【2008年 第11回 「食」を考える(4)】地域コラム 甲信越・北陸
田中 美紀子(タナカ ミキコ)
今年は、食の安全・安心を大きく揺るがす企業の不祥事が相次いで起こりました。中国製毒ギョーザによる食中毒に始まって、産地・賞味期限の偽装、豚肉を牛肉と偽る、事故米の不正転売などなど。その中には倒産に追い込まれたり、一時販売中止になった企業もありました。
10月後半にはいり、また食にまつわる2件の事故が発覚しました。外食チェーン店サイゼリアのピザ生地へのメラミン混入、伊藤ハムの製品に基準を超えるシアン化物を含む地下水が使用されたことが判明したのです。
この2社の事故発覚から公表・代金返金・製品回収にいたるまでのそれぞれの対応とその間株価がどう動いたかを比較してみました。
サイゼリア
10/16 自主検査で中国からのピザ生地に微量のメラミンが検出され、厚生労働省等へ連絡
10/19 店舗でお客様への文書掲示とともに、HPに掲示し公表
10/21 食事代返金の発表、対象数量:54,000食
この間、事故の状況・経緯・検査体制などを詳細にHPに掲示。
伊藤ハム
9/24 東京工場の地下水から水道法の基準を超えるシアン化物を検出したが、製造は続ける。
10/15 地下水の使用を中止
10/22 東京工場から本社へ報告
10/25 事故を公表し商品の回収・返金を発表 対象数量:267万パック
10/26 生協などのPBブランドも回収対象であることを公表 対象数量:64万パック
HPには簡単なお詫びとお願いの文章・回収状況・回収商品の検査結果(不検出の旨)が掲示されたが、経緯などには触れられていなかった。
両社の事故後の対応を比べてみると非常に対照的なことがわかります。
一方は事故発生後速やかに公表し、返金の体制を整えるまで時間がかかっていません。また、レシートなしでも返金に応じるということだったので、そこまでしなくてもいいのではと思ったほどです。また、一方は事故判明後も製品を作り続けて1ヶ月後に公表、PBについては取引先へ
の配慮から1日遅れで公表というお粗末さです。
両社とも「食」に携わる企業として知名度の高い上場企業です。経営理念には、サイゼリアは「安心で健康的な食事の提供」を掲げ、伊藤ハムは「安全で安心な商品のお届け」を謳いさらにコンプライアンスとして「法令違反の早期是正と厳正対処」を掲げています。
しかし、いくら立派な経営理念であっても、それが実際に実行されていなければ経営理念として掲げる意味はないと思います。
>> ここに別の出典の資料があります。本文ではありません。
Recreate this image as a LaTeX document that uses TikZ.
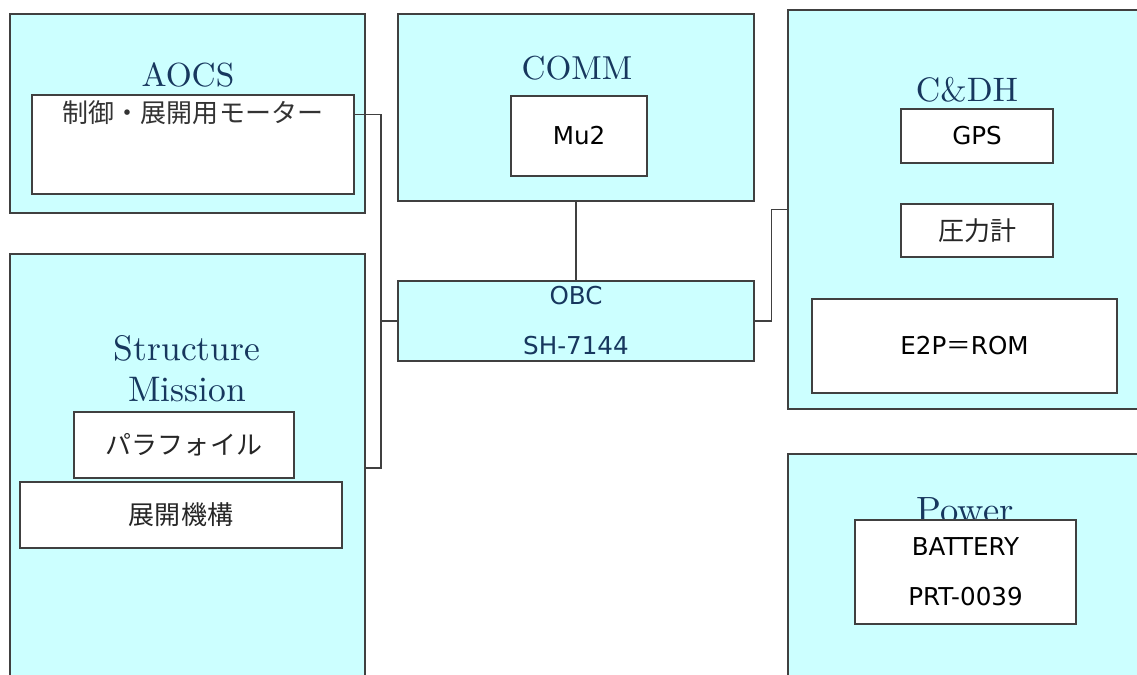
\documentclass[tikz,border=0pt]{standalone}
\usepackage{fontspec}
\usetikzlibrary{positioning}
\newfontfamily\jpfont{Noto Sans CJK JP}
\newfontfamily\vfont{DejaVu Sans}
\newfontfamily\ttlfont{lmroman10-regular.otf}
\definecolor{FillSub}{RGB}{204,255,255}
\definecolor{TitleInk}{RGB}{23,55,94}
\definecolor{EdgeInk}{RGB}{64,64,64}

\begin{document}
\begin{tikzpicture}[
            x=0.02cm, y=-0.02cm,
            sub/.style={draw=EdgeInk, line width=0.8pt, fill=FillSub, inner sep=0pt},
            part/.style={draw=EdgeInk, line width=0.8pt, fill=white, inner sep=0pt, align=center, font=\vfont\fontsize{14}{17}\selectfont},
            jpart/.style={part, font=\jpfont\fontsize{14.8}{17}\selectfont, text=black!85},
            ttl/.style={text=TitleInk, font=\ttlfont\fontsize{#1}{23.3}\selectfont, align=center},
            ttl/.default=19,
            wire/.style={draw=EdgeInk, line width=0.8pt}
        ]
            \useasboundingbox (0,0) rectangle (1137,675);
            \clip (0,0) rectangle (1137,675);
            % subsystem boxes
            \node[sub, minimum width=7.1cm,  minimum height=3.98cm] (aocs)   at (187.5,113.5) {};
            \node[sub, minimum width=7.1cm,  minimum height=8.56cm] (struct) at (187.5,468)   {};
            \node[sub, minimum width=7.12cm, minimum height=3.74cm] (comm)   at (576,107.5)   {};
            \node[sub, minimum width=7.12cm, minimum height=1.6cm, text=TitleInk, align=center,
                  font=\vfont\fontsize{14}{17}\selectfont] (obc) at (576,321) {OBC\\[11.5pt]SH-7144};
            \node[sub, minimum width=7.44cm, minimum height=7.98cm] (cdh)    at (974,209.5)   {};
            \node[sub, minimum width=7.44cm, minimum height=4.92cm] (power)  at (974,577)     {};
            % titles
            \node[ttl, anchor=base]       (aocsT)   at (188,87)  {AOCS};
            \node[ttl=20.2]               (structT) at (187,369) {Structure\\Mission};
            \node[ttl=18.9, anchor=base]  (commT)   at (577,80)  {COMM};
            \node[ttl=19.3, anchor=base]  (cdhT)    at (967,102) {C\&DH};
            \node[ttl=20.8, anchor=base]  (powerT)  at (965,523) {Power};
            % parts
            \node[part, minimum width=6.44cm, minimum height=1.98cm,
                  label={[anchor=north, font=\jpfont\fontsize{14.8}{17}\selectfont, text=black!80]north:制御・展開用モーター}] (motor) at (193,144.5) {};
            \node[jpart, minimum width=4.4cm,  minimum height=1.32cm] (para)   at (184,445) {パラフォイル};
            \node[jpart, minimum width=6.44cm, minimum height=1.32cm] (tenkai) at (181,515) {展開機構};
            \node[part,  minimum width=2.72cm, minimum height=1.6cm]  (mu)     at (579,136) {Mu2};
            \node[part,  minimum width=3.04cm, minimum height=1.08cm] (gps)    at (977,136) {GPS};
            \node[jpart, minimum width=3.04cm, minimum height=1.06cm] (atsu)   at (977,230.5) {圧力計};
            \node[part,  minimum width=6.1cm,  minimum height=1.88cm] (eep)    at (964.5,346) {E2P{\jpfont ＝}ROM};
            \node[part,  minimum width=4.42cm, minimum height=2.08cm] (bat)    at (965.5,572) {BATTERY\\[11.5pt]PRT-0039};
            % bus lines
            \coordinate (bus) at (381,321);
            \draw[wire] ([yshift=-0.4cm]motor.north east) -| (bus) |- (struct.east);
            \draw[wire] (bus) -- (obc.west);
            \draw[wire] (comm.south) -- (obc.north);
            \draw[wire] (obc.east) -- ++(17,0) |- (cdh.west);
        \end{tikzpicture}
\end{document}
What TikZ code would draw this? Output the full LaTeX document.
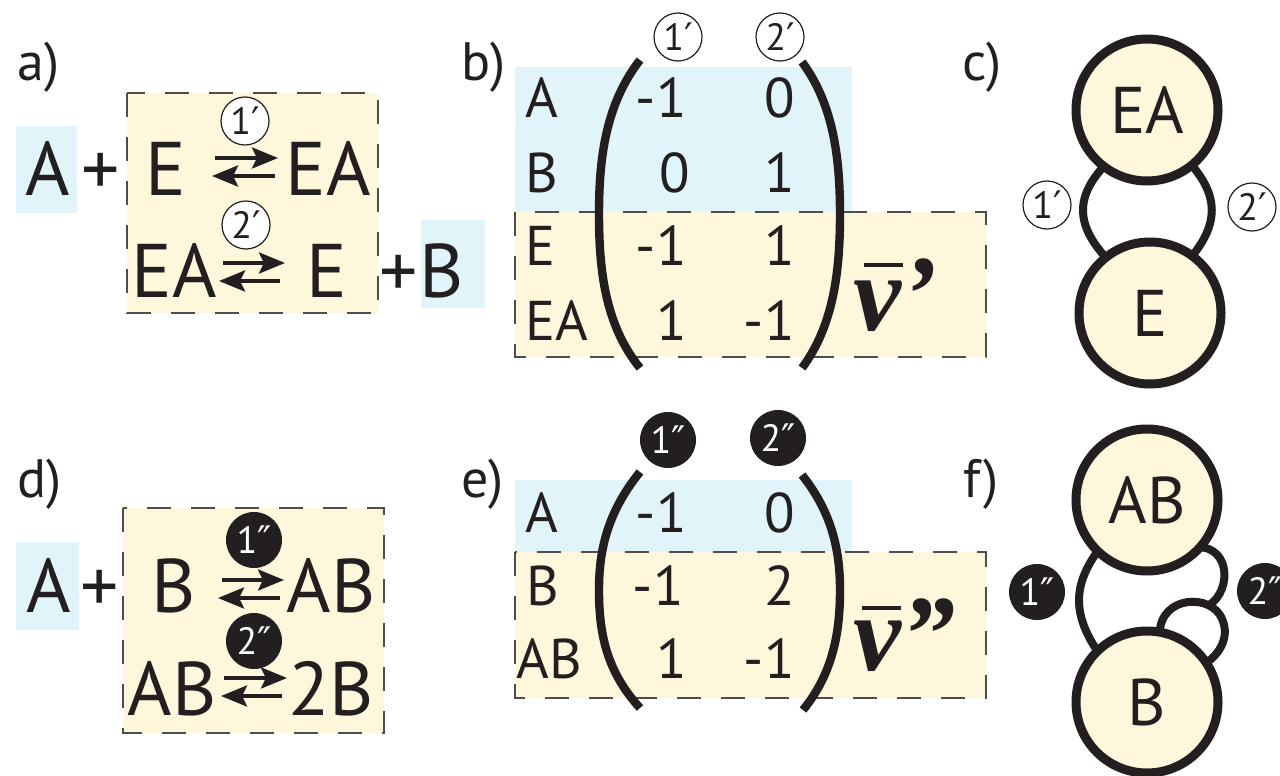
\documentclass[tikz,border=0pt]{standalone}
\usepackage{fontspec}
\setmainfont{PT Sans}
\newfontfamily\primefont{DejaVu Sans}
\newfontfamily\nufont{Liberation Serif}
\usetikzlibrary{arrows.meta}
\definecolor{ink}{RGB}{35,31,32}
\definecolor{bluebg}{RGB}{224,244,250}
\definecolor{yelbg}{RGB}{255,247,219}
\newcommand\bigf{\fontsize{38}{40}\selectfont}
\newcommand\matf{\fontsize{28}{30}\selectfont}
\newcommand\panf{\fontsize{27}{29}\selectfont}
\newcommand\labf{\fontsize{19}{20}\selectfont}
\newcommand\circf{\fontsize{33}{35}\selectfont}
\newcommand\nuf{\fontsize{54}{56}\selectfont\nufont\bfseries\itshape}
\begin{document}
\begin{tikzpicture}[x=0.5pt,y=-0.5pt,
  eq/.style={anchor=base, inner sep=0pt, font=\bigf, text=ink},
  pan/.style={anchor=base west, inner sep=0pt, font=\panf, text=ink},
  mrow/.style={anchor=base west, inner sep=0pt, font=\matf, text=ink},
  mnum/.style={anchor=base east, inner sep=0pt, font=\matf, text=ink},
  lab/.style={circle, draw=ink, line width=0.6pt, fill=white, minimum size=24pt, inner sep=0pt, font=\labf, text=ink},
  flab/.style={circle, fill=ink, minimum size=28pt, inner sep=0pt, font=\labf, text=white},
  bigc/.style={circle, draw=ink, line width=4.5pt, fill=yelbg, minimum size=71pt, inner sep=0pt, font=\circf, text=ink},
  loopl/.style={draw=ink, line width=4pt},
  eqarr/.style={-{Stealth[length=13pt,width=10.5pt,inset=2.5pt]}, line width=2pt, draw=ink},
  dbox/.style={draw=ink!80, line width=0.9pt, dash pattern=on 12pt off 10pt, fill=yelbg},
  paren/.style={draw=ink, line width=4.2pt},
  nubar/.style={draw=ink, line width=2.2pt},
  nulab/.style={anchor=base west, inner sep=0pt, font=\nuf, text=ink}]
\useasboundingbox (0,0) rectangle (1280,776);
\fill[white] (0,0) rectangle (1280,776);

% ---------- panel labels ----------
\node[pan] (la) at (17,80) {a)};
\node[pan] (lb) at (461,80) {b)};
\node[pan] (lc) at (962,80) {c)};
\node[pan] (ld) at (17,497) {d)};
\node[pan] (le) at (461,497) {e)};
\node[pan] (lf) at (963,497) {f)};

% ---------- panel a ----------
\draw[dbox] (127,93) rectangle (378,313);
\fill[bluebg] (16,126) rectangle (77,213);
\fill[bluebg] (421,220) rectangle (485,308);
\node[eq] (aA) at (48,195) {A};
\node[eq] (aP1) at (101,195) {+};
\node[eq] (aE1) at (166,195) {E};
\node[eq] (aEA1) at (328,195) {EA};
\node[eq] (aEA2) at (174,297) {EA};
\node[eq] (aE2) at (327,297) {E};
\node[eq] (aP2) at (399,297) {+};
\node[eq] (aB) at (442,297) {B};
\coordinate (a1s) at (215,158); \coordinate (a1e) at (278,158);
\coordinate (a1r) at (275,176); \coordinate (a1l) at (212,176);
\coordinate (a2s) at (223,263); \coordinate (a2e) at (285,263);
\coordinate (a2r) at (280,281); \coordinate (a2l) at (219,281);
\draw[eqarr] (a1s) -- (a1e);
\draw[eqarr] (a1r) -- (a1l);
\draw[eqarr] (a2s) -- (a2e);
\draw[eqarr] (a2r) -- (a2l);
\node[lab] (ar1) at (245,121) {1\primefont ′};
\node[lab] (ar2) at (246,225) {2\primefont ′};

% ---------- panel b ----------
\fill[bluebg] (515,67) rectangle (852,212);
\draw[dbox] (515,212) rectangle (986,357);
\node[mrow] (bA) at (525,117) {A};
\node[mrow] (bB) at (525,192) {B};
\node[mrow] (bE) at (525,265) {E};
\node[mrow] (bEA) at (525,340) {EA};
\node[mnum] (b11) at (687,117) {-1};
\node[mnum] (b12) at (795,117) {0};
\node[mnum] (b21) at (690,192) {0};
\node[mnum] (b22) at (795,192) {1};
\node[mnum] (b31) at (687,265) {-1};
\node[mnum] (b32) at (795,265) {1};
\node[mnum] (b41) at (687,340) {1};
\node[mnum] (b42) at (795,340) {-1};
\draw[paren] (640,60) .. controls (605,105) and (599,160) .. (599,214) .. controls (599,270) and (605,325) .. (640,368);
\draw[paren] (802,62) .. controls (834,105) and (840,160) .. (840,214) .. controls (840,270) and (834,325) .. (802,368);
\node[lab] (bc1) at (678,37) {1\primefont ′};
\node[lab] (bc2) at (780,37) {2\primefont ′};
\node[nulab] (bnu) at (853,330) {ν’};
\coordinate (bbar1) at (864,265); \coordinate (bbar2) at (903,265);
\draw[nubar] (bbar1) -- (bbar2);

% ---------- panel c ----------
\draw[loopl] (1110,160) .. controls (1074,195) and (1074,225) .. (1110,262);
\draw[loopl] (1187,160) .. controls (1220,195) and (1220,225) .. (1187,262);
\node[bigc] (cEA) at (1147,110) {EA};
\node[bigc] (cE) at (1150,313) {E};
\node[lab] (cr1) at (1047,205) {1\primefont ′};
\node[lab] (cr2) at (1252,207) {2\primefont ′};

% ---------- panel d ----------
\draw[dbox] (123,508) rectangle (384,733);
\fill[bluebg] (16,542) rectangle (79,630);
\node[eq] (dA) at (49,612) {A};
\node[eq] (dP) at (100,612) {+};
\node[eq] (dB1) at (174,612) {B};
\node[eq] (dAB1) at (331,612) {AB};
\node[eq] (dAB2) at (172,715) {AB};
\node[eq] (d2B) at (331,715) {2B};
\coordinate (d1s) at (222,580); \coordinate (d1e) at (284,580);
\coordinate (d1r) at (280,598); \coordinate (d1l) at (218,598);
\coordinate (d2s) at (224,678); \coordinate (d2e) at (287,678);
\coordinate (d2r) at (282,696); \coordinate (d2l) at (221,696);
\draw[eqarr] (d1s) -- (d1e);
\draw[eqarr] (d1r) -- (d1l);
\draw[eqarr] (d2s) -- (d2e);
\draw[eqarr] (d2r) -- (d2l);
\node[flab] (dr1) at (254,540) {1\primefont ″};
\node[flab] (dr2) at (254,641) {2\primefont ″};

% ---------- panel e ----------
\fill[bluebg] (515,480) rectangle (852,552);
\draw[dbox] (515,552) rectangle (986,698);
\node[mrow] (eA) at (525,532) {A};
\node[mrow] (eB) at (526,605) {B};
\node[mrow] (eAB) at (516,678) {AB};
\node[mnum] (e11) at (687,532) {-1};
\node[mnum] (e12) at (795,532) {0};
\node[mnum] (e21) at (684,605) {-1};
\node[mnum] (e22) at (795,605) {2};
\node[mnum] (e31) at (687,678) {1};
\node[mnum] (e32) at (795,678) {-1};
\draw[paren] (640,472) .. controls (605,515) and (599,555) .. (599,590) .. controls (599,630) and (605,670) .. (640,708);
\draw[paren] (802,475) .. controls (834,515) and (840,555) .. (840,590) .. controls (840,630) and (834,672) .. (803,710);
\node[flab] (ec1) at (668,440) {1\primefont ″};
\node[flab] (ec2) at (778,438) {2\primefont ″};
\node[nulab] (enu) at (853,670) {ν”};
\coordinate (ebar1) at (862,608); \coordinate (ebar2) at (901,608);
\draw[nubar] (ebar1) -- (ebar2);

% ---------- panel f ----------
\draw[loopl] (1100,548) .. controls (1072,585) and (1072,615) .. (1100,655);
\draw[loopl] (1190,548) .. controls (1230,540) and (1234,590) .. (1208,606);
\draw[loopl] (1160,640) .. controls (1155,598) and (1205,592) .. (1220,615) .. controls (1232,635) and (1220,655) .. (1203,665);
\node[bigc] (fAB) at (1147,500) {AB};
\node[bigc] (fB) at (1147,702) {B};
\node[flab] (fr1) at (1037,592) {1\primefont ″};
\node[flab] (fr2) at (1265,591) {2\primefont ″};
\end{tikzpicture}
\end{document}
さて、この間両社の株価はどのように動いたのか、10月6日から11月5日までの株価のチャートで確認しましょう。
サイゼリアは、公表直後株価は20%下がりましたがすぐまた上昇に転じており、10月末にはほぼ公表前の水準に戻っています。伊藤ハムは、公表直後40%と大きく下がり、上昇はしたものの11月5日時点で16%下がったままです。
事故の影響額と売上高比率を対象数量(最大)×単価で大雑把に算出してみますと、サイゼリア年間売上850億円に対して24百万円で0.03%、伊藤ハムは5,180億円に対して993百万円で2%でした。影響額に大きな差はありますが、売上高比率は両社とも1%未満と経営に
大きく影響する率ではありませんでした。
事故の影響額の大きさや、10月最終週大きく上昇している株式市場の動向(東証株価指数TOPIX推移参照)が両社の株価の動きも反映されると思いますが、食の安全を守り切れなかった危機管理体制の不備と消費者を優先しなかった対応のまずさに対する失望も侮れないのではないでしょうか。
食に携わる企業には、食の安全・安心を守るとはどういうことかを最優先で考えていただきたいし、それが優良企業として存続し・発展するための最良の方策だと思います。